Qual o perfil dos jihadistas portugueses? E regressaram?

A pouca informação disponível sobre o EI é uma das razões para o ‘sucesso’ dos seus objetivos militares e terrorista mas também explica a ineficácia no combate às suas ações na Europa. A coordenação e troca de informação entre as diferentes secretas europeias tem sido essencial para elaborar o perfil dos combatentes mas também para tentar coordenar os indivíduos que estão sinalizados como elementos suspeitos.

Por exemplo, a troca de informação dentro do Espaço Schengen tem sido crucial para identificar os europeus que partem para a Síria ou para o Iraque para se juntarem às fileiras do EI, sendo que o seu regresso à Europa leva as secretas a seguirem o seu rasto para descobrir células adormecidas.

O mesmo acontece com Portugal, estando essa monitorização a cargo do Serviço de Informações de Segurança (SIS).

O perfil dos jihadistas portugueses é mais difícil de fazer do que dos restantes europeus devido ao seu reduzido número mas também devido ao fato de Portugal não representar um alvo estratégico para o EI.

Das poucas informações que existem na comunidade de informações, é possível dizer o seguinte:

  • Trata-se de cidadãos com nacionalidade portuguesa nascidos em território nacional ou noutros países europeus. Cidadãos luso-franceses são predominantes;
  • A idade média situa-se entre 18-40 anos, maioritariamente do sexo masculino e convertidos ao Islão.
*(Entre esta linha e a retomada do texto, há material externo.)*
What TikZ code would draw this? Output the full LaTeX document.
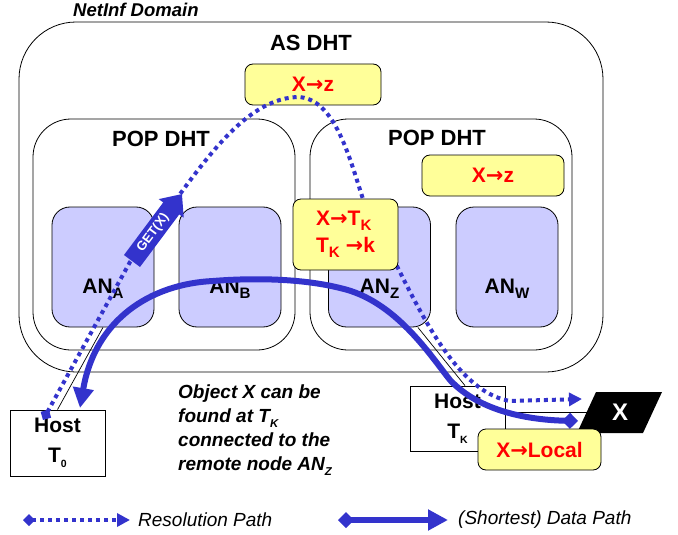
\documentclass[tikz,border=0pt]{standalone}
\usepackage{fontspec}
\usepackage{graphicx}
\setmainfont{Liberation Sans}
\newfontfamily\arrowfont{DejaVu Sans}
\usetikzlibrary{arrows.meta}

\definecolor{mapyellow}{RGB}{255,255,153}
\definecolor{anviolet}{RGB}{204,204,255}
\definecolor{pathblue}{RGB}{51,51,204}

\newcommand{\maparrow}{{\arrowfont\bfseries →}}
\newcommand{\lowsub}[2][0.72]{\raisebox{-0.25em}{\scalebox{#1}{#2}}}

\tikzset{
  dhtbox/.style={draw, line width=0.8pt, inner sep=0pt},
  dhtlabel/.style={font=\fontsize{22}{26}\selectfont\bfseries, anchor=base},
  anbox/.style={dhtbox, fill=anviolet, rounded corners=18pt, minimum width=102pt, minimum height=120pt},
  anlabel/.style={font=\fontsize{21}{24}\selectfont\bfseries, anchor=base},
  mapbox/.style={dhtbox, fill=mapyellow, rounded corners=8pt, text=red, font=\fontsize{21}{25}\selectfont\bfseries},
  hostbox/.style={dhtbox, minimum width=95pt, align=center, font=\fontsize{21}{30}\selectfont\bfseries},
  link/.style={line width=0.7pt},
  respath/.style={pathblue, line width=4pt, dash pattern=on 4pt off 4pt,
    {Diamond[length=12pt,width=12pt]}-{Triangle[length=13pt,width=13pt]}},
  datapath/.style={pathblue, line width=6pt,
    {Diamond[length=16pt,width=16pt]}-{Triangle[length=20pt,width=20pt]}},
  getarrow/.style={pathblue, line width=20pt, -{Triangle[length=18pt,width=30pt]}},
  note/.style={font=\fontsize{19}{24}\selectfont\bfseries\itshape, align=left, inner sep=0pt}
}

\begin{document}
\begin{tikzpicture}[x=1pt,y=-1pt]
\useasboundingbox (0,0) rectangle (678,535);

% nested DHT areas
\node[dhtbox, rounded corners=57pt, minimum width=584pt, minimum height=350pt] (domain) at (311,197) {};
\node[font=\fontsize{18.5}{22}\selectfont\bfseries\itshape, anchor=base west, inner sep=0pt] (domainlabel) at (73,17) {NetInf Domain};
\node[dhtlabel] (aslabel) at (311,51) {AS DHT};
\node[mapbox, minimum width=136pt, minimum height=41pt] (asmap) at (313,84.5) {X\maparrow z};

\node[dhtbox, rounded corners=38pt, minimum width=262pt, minimum height=231pt] (popL) at (164,234.5) {};
\node[dhtbox, rounded corners=38pt, minimum width=262pt, minimum height=231pt] (popR) at (441,234.5) {};
\node[dhtlabel] (popLlabel) at (161,146.5) {POP DHT};
\node[dhtlabel] (popRlabel) at (437,145.5) {POP DHT};

% access nodes
\node[anbox] (anA) at (103,267) {};
\node[anbox] (anB) at (230,267) {};
\node[anbox] (anZ) at (379.5,267) {};
\node[anbox] (anW) at (507,267) {};
\node[anlabel] (anAlabel) at (103,293) {AN\lowsub{A}};
\node[anlabel] (anBlabel) at (230,293) {AN\lowsub{B}};
\node[anlabel] (anZlabel) at (379.5,293) {AN\lowsub{Z}};
\node[anlabel] (anWlabel) at (507,293) {AN\lowsub{W}};

% hosts and the object
\node[hostbox, minimum height=66pt] (hostA) at (57.5,443) {Host\\T\lowsub[0.5]{0}};
\node[hostbox, minimum height=65pt] (hostK) at (457.5,418.5) {Host\\T\lowsub[0.5]{K}};
\draw[link] (anA.south) -- (hostA.north);
\draw[link] ([xshift=-13pt]anZ.south east) -- ([xshift=7.5pt]hostK.north);
\coordinate (objXa) at (596,392);
\coordinate (objXb) at (662,392);
\coordinate (objXc) at (643,433);
\coordinate (objXd) at (577,433);
\coordinate (objXw) at (587,412);
\fill (objXa) -- (objXb) -- (objXc) -- (objXd) -- cycle;
\node[text=white, font=\fontsize{24}{28}\selectfont\bfseries] (objX) at (620,412.5) {X};
\draw[link] ([yshift=6.5pt]hostK.east) -- (objXw);

% resolution path
\coordinate (resStart) at (43,420);
\coordinate (resEnd) at (582,399);
\draw[respath] (resStart) -- (130,262)
  .. controls (190,185) and (235,100) .. (297,97)
  .. controls (335,97) and (350,160) .. (363,199)
  .. controls (405,275) and (445,390) .. (510,401)
  -- (resEnd);

\node[mapbox, minimum width=142pt, minimum height=41pt] (mapZ) at (493,175.5) {X\maparrow z};
\node[mapbox, minimum width=105pt, minimum height=71pt, align=left, font=\fontsize{21}{27}\selectfont\bfseries] (mapK) at (345.5,234.5)
  {X\maparrow T\lowsub{K}\\T\lowsub{K} \maparrow k};

% request arrow
\coordinate (getTail) at (132,261);
\coordinate (getTip) at (182,194);
\draw[getarrow] (getTail) -- (getTip)
  node[pos=0.42, sloped, text=white, inner sep=0pt, font=\fontsize{13}{15}\selectfont\bfseries] (get) {GET(X)};

% data path
\coordinate (dataStart) at (578,421);
\coordinate (dataEnd) at (80,408);
\draw[datapath] (dataStart)
  .. controls (530,420) and (480,412) .. (450,380)
  .. controls (430,355) and (395,300) .. (340,288)
  .. controls (300,278) and (250,278) .. (213,281)
  .. controls (150,284) and (95,320) .. (dataEnd);

\node[mapbox, minimum width=123pt, minimum height=41pt] (local) at (539.5,449.5) {X\maparrow Local};

\node[note, anchor=north west] (findnote) at (178,385)
  {Object X can be\\found at T\lowsub[0.6]{K}\\connected to the\\remote node AN\lowsub[0.6]{Z}};

% legend
\coordinate (resKeyA) at (23,520);
\coordinate (resKeyB) at (130,520);
\coordinate (dataKeyA) at (338,520);
\coordinate (dataKeyB) at (448,520);
\draw[respath] (resKeyA) -- (resKeyB);
\draw[datapath] (dataKeyA) -- (dataKeyB);
\node[font=\fontsize{19}{22}\selectfont\itshape, anchor=west, inner sep=0pt] (resKey) at (138,520) {Resolution Path};
\node[font=\fontsize{19}{22}\selectfont\itshape, anchor=west, inner sep=0pt] (dataKey) at (458,520) {(Shortest) Data Path};
\end{tikzpicture}
\end{document}
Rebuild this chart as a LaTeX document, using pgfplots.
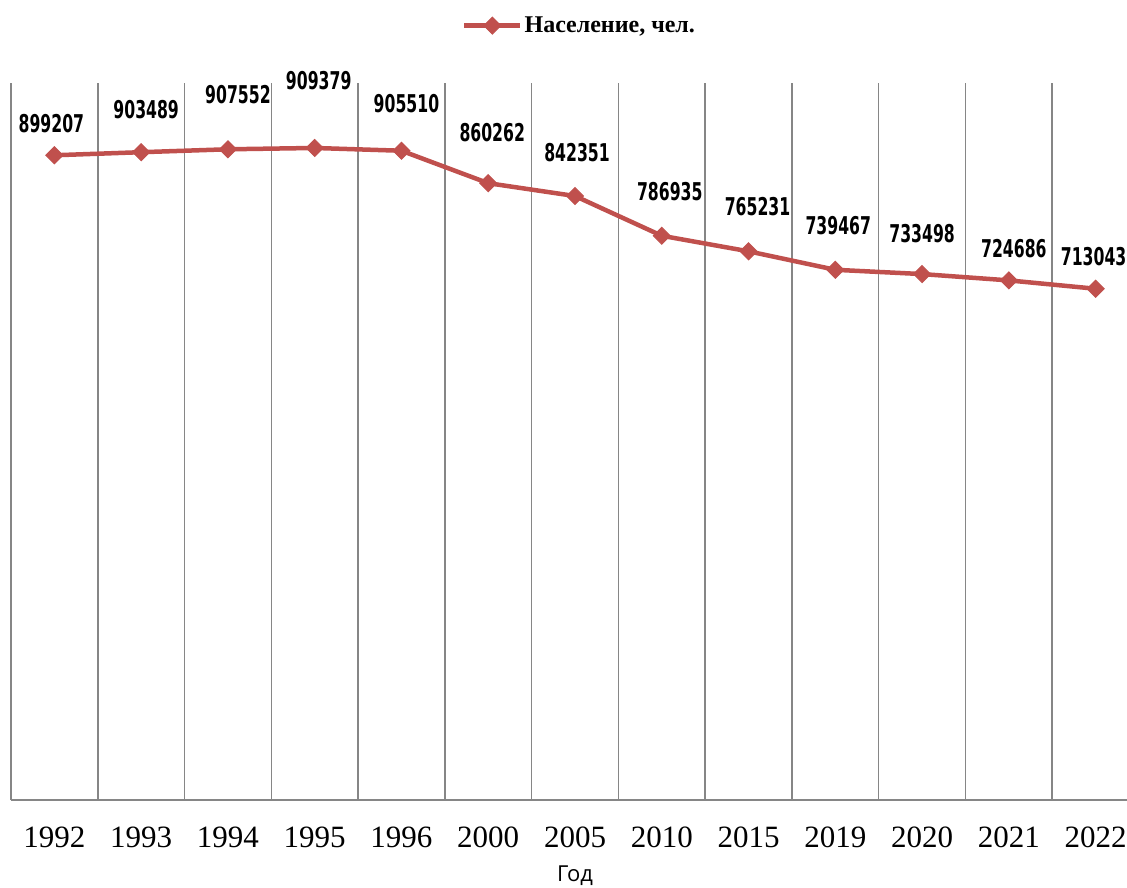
\documentclass[border=0pt]{standalone}
\usepackage{pgfplots}
\pgfplotsset{compat=1.18}
\usepackage{pgfplotstable}
\usepackage{fontspec}
\setmainfont{Liberation Serif}
\newfontfamily\lblfont{DejaVu Sans}[FakeStretch=0.64]
\newfontfamily\gfont{Open Sans}
\definecolor{ser}{RGB}{192,80,77}
\definecolor{gr}{RGB}{134,134,134}
\pgfplotstableread{
x y off xo lbl
0 899207 32 -3 899207
1 903489 43 5 903489
2 907552 55 10 907552
3 909379 67 4 909379
4 905510 47 5 905510
5 860262 51 4 860262
6 842351 43 2 842351
7 786935 44 8 786935
8 765231 45 9 765231
9 739467 44 3 739467
10 733498 40 0 733498
11 724686 32 5 724686
12 713043 32 -2 713043
}\data
\begin{document}
\begin{tikzpicture}
\useasboundingbox (0,0) rectangle (1127pt,887pt);
\begin{axis}[
  at={(11pt,87pt)}, anchor=south west,
  scale only axis, width=1128pt, height=717pt,
  xmin=-0.5, xmax=12.5, ymin=0, ymax=1000000,
  axis x line*=bottom, axis y line*=left,
  axis line style={gr, line width=1.5pt},
  ytick=\empty,
  xtick={0,...,12},
  xticklabels={1992,1993,1994,1995,1996,2000,2005,2010,2015,2019,2020,2021,2022},
  minor xtick={0.5,1.5,...,11.5},
  xminorgrids=true,
  minor grid style={gr, line width=1.5pt},
  major tick length=0pt, minor tick length=0pt,
  xticklabel style={font=\fontsize{31}{36}\selectfont, yshift=-23pt},
  xlabel={\gfont\fontsize{22}{26}\selectfont Год},
  xlabel style={at={(axis description cs:0.5,0)}, anchor=center, yshift=-76pt},
  clip=false,
  legend style={at={(axis description cs:0.504,1.08)}, anchor=center, draw=none, fill=none,
    font=\bfseries\fontsize{24}{28}\selectfont},
  legend image code/.code={\draw[mark repeat=2,mark phase=2] plot coordinates {(0pt,0pt) (28pt,0pt) (56pt,0pt)};},
]
\addplot[color=ser, line width=4.5pt, mark=square*, mark size=6pt,
  mark options={rotate=45, solid, fill=ser, draw=ser, line width=1pt},
  point meta=explicit symbolic,
  visualization depends on={\thisrow{off} \as \yoff},
  visualization depends on={\thisrow{xo} \as \xoff},
  nodes near coords,
  nodes near coords style={anchor=center, yshift=\yoff pt, xshift=\xoff pt, text=black,
    font=\lblfont\bfseries\fontsize{24.5}{26}\selectfont},
] table[x=x, y=y, meta=lbl] {\data};
\addlegendentry{Население, чел.}
\end{axis}
\end{tikzpicture}
\end{document}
Contudo, as conversões em questão são rápidas e que têm subjacente um laço frágil com o islamismo;
  • As primeiras deslocações dos combatentes portugueses para a Síria ocorreram em 2011. 

Verificaram-se regressos temporários mas a maioria dos regressados, apesar dos laços familiares, não têm uma ligação ou quadro de vida em Portugal que lhes permita ficar em território nacional durante muito tempo.

O SIS avalia a presença de jihadistas em Portugal como uma ameaça real mas com duas perspetivas:

  • Portugal pode ser um local de recuo para o descanso do guerreiro;
  • E um vértice de financiamento da organização terrorista

Uma questão importante na avaliação da ameaça do EI para Portugal é o fato de o português ser uma das línguas que o EI usa para efeitos de propaganda.